When Lambs Become Lions is a film about elephants.

Specifically, ivory poaching in Kenya.

But there aren't many elephants in the film. Instead it takes on the issue through two men: X, the small-time poacher fixer, who has the gift of the gab but doesn't get his hands dirty or bloody ("I don't like killing"), and his cousin, Asan, a paramilitary ranger who hasn’t been paid for two months.

The camera follows their different trajectories, into the bush in search of their respective prey; talking on the phone to Mr Big who buys and sells the tusks and in person to the officer who tells the rangers there's still no money to pay their salaries ("That's how it is"); and into their homes ("I do this because of my children").

They are on opposite sides of a war, yet the truth is that "Out here we are all poachers."

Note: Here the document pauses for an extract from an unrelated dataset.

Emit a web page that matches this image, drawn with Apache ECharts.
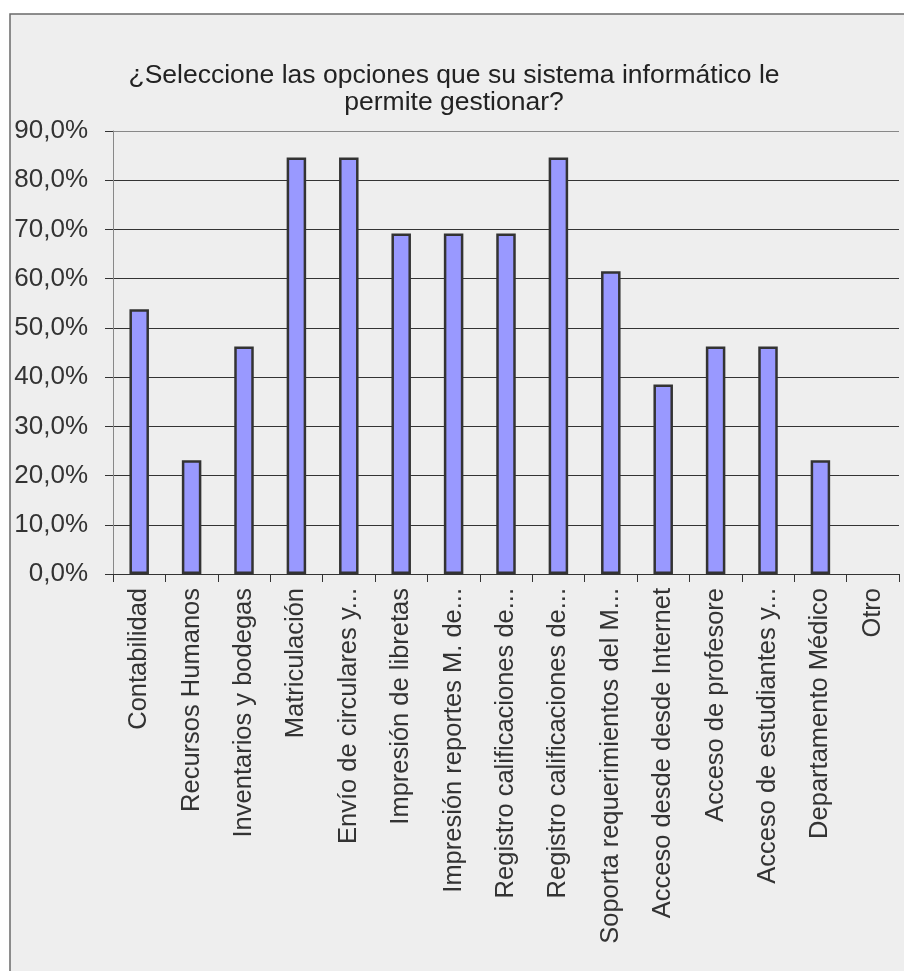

The lines become even more blurred when you realise that some of the rangers were once elephant hunters. And Asan is so worried about earning enough to look after his growing family that he is tempted into helping X, for a cut of the proceeds.

The outside world intrudes only through mobile phone conversations and a dramatic TV broadcast of President Uhuru Kenyatta presiding over the burning of $150 million worth of tusks and declaring that "for us ivory is worthless unless it is on our elephants".

It's a taut, riveting film, more like drama than documentary – in fact, some of the scenes are so dramatically intimate it’s hard to believe they aren’t set up.  Poverty is pervasive, life is stark and the stakes are high: s ranger is shot dead in an ambush, and we see a spot where the rangers are said to tie poachers and feed them to crocodiles. Most of those involved are simply trying to put food on the table for their kids.

Director Jon Kasbe apparently immersed himself in the community for three years and it certainly pays off in terms of the sights and sounds he presents us with.